Man involved in Quincy police standoff asks for new judge; sex abuse case continued

D. Richard Pruett
Posted: Mar. 13, 2013 10:45 pm Updated: Nov. 28, 2014 8:19 pm

Herald-Whig Staff Writer

The Quincy man who barricaded himself in a room in his house and forced a long standoff with the Quincy Police Department last month had his preliminary hearing on a criminal sexual abuse charge continued Wednesday.

Donald Richard Pruett, 52, asked for a new judge to hear his case. Pruett's case had been assigned to Judge Scott Walden. It will now be referred to Chief Judge Richard Greenlief for reassignment.

Since he was last in court Feb. 27, Pruett has hired counsel and bonded out of jail. He posted $5,000 toward his $50,000 bond March 4. On March 11, Barney Bier replaced Public Defender Brett Jansen as Pruett's attorney.

Pruett's physical appearance in court Wednesday was different from when he was led out of his house after a 21-hour standoff at his residence at 1718 Center Granview on Feb. 19. Pruett was cleanshaven, and his hair appeared to be darker than it was when he was arrested.

He told Walden that he was now living with a family member in the 600 block of Country Club Heights. An order of protection was filed against Pruett by one of his neighbors Feb. 22. One of the conditions of Pruett's bond states that he is to have no contact with the girl whom he's accused of abusing and can't be within 1,000 feet of her.

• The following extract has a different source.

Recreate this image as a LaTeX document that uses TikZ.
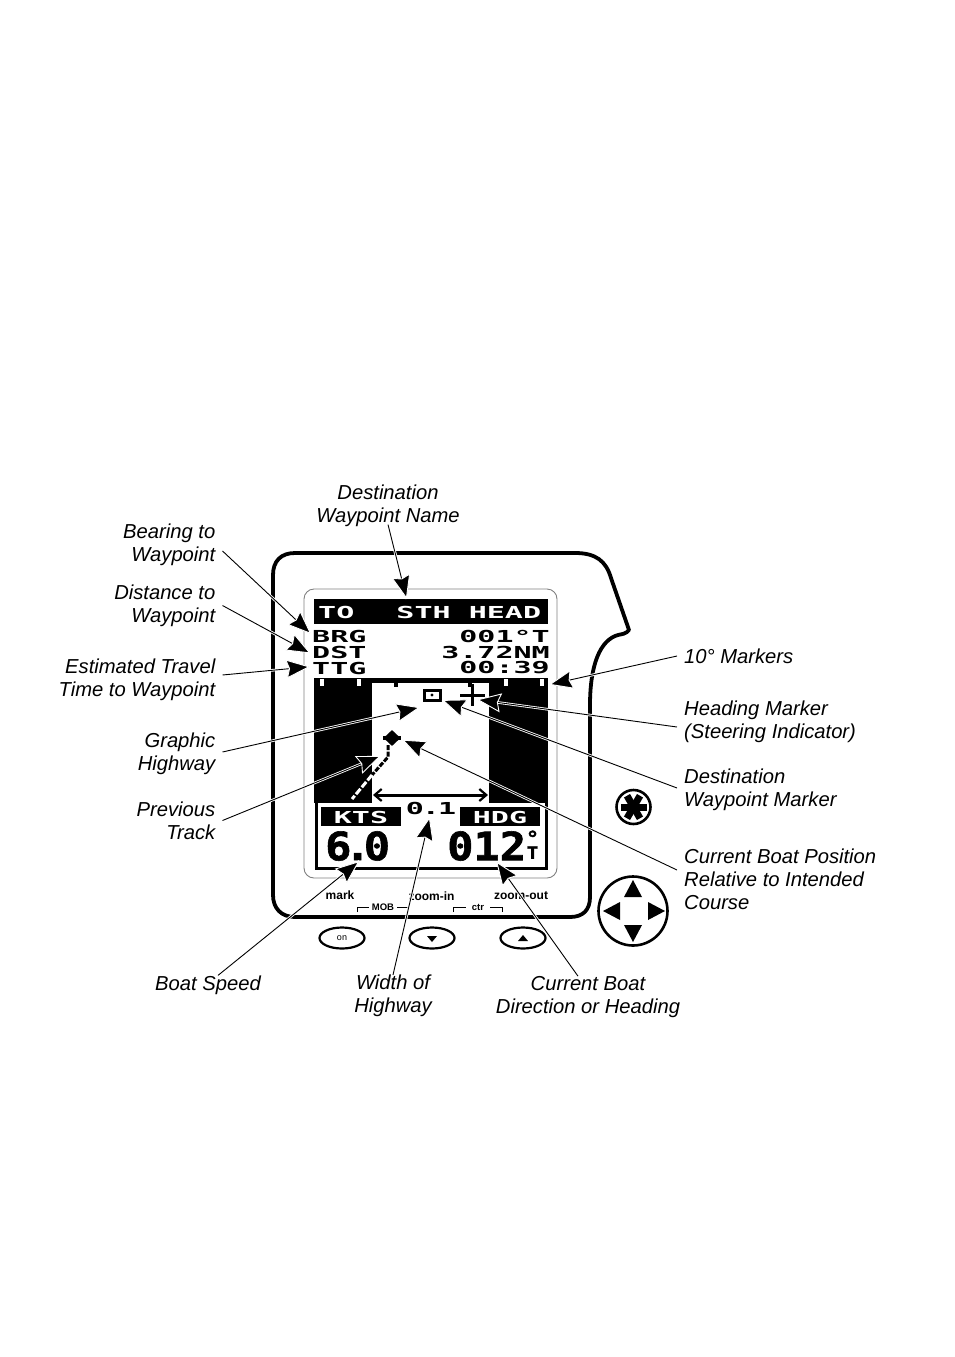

Information filed by Adams County state's attorney's office claims that Pruett fondled the buttocks and other private areas of a girl under age 13 for his own sexual arousal Feb. 17. A second charge of battery stems from Pruett allegedly making physical contact of an insulting or provoking nature with the girl by pushing her onto a bed.

Pruett could be sentenced to between three and seven years in the Illinois Department of Corrections if convicted of the aggravated criminal sexual assault charge.

Previously, Pruett was charged with aggravated criminal sexual abuse in 2002, but he was not prosecuted in that case.

The last month standoff started just after 2 p.m. on Feb. 18 after QPD investigators went to Pruett's house to interview him as part of the ongoing investigation into the allegations of sexual abuse of a minor child. When the officers arrived, Pruett let them into the house, then went into a back bedroom and barricaded the door.

Pruett stayed in the room throughout the ordeal and talked with a rotation of four negotiators from the Police Department. Police Chief Rob Copley said Pruett had shown some suicidal tendencies and a handgun was found when Pruett surrendered.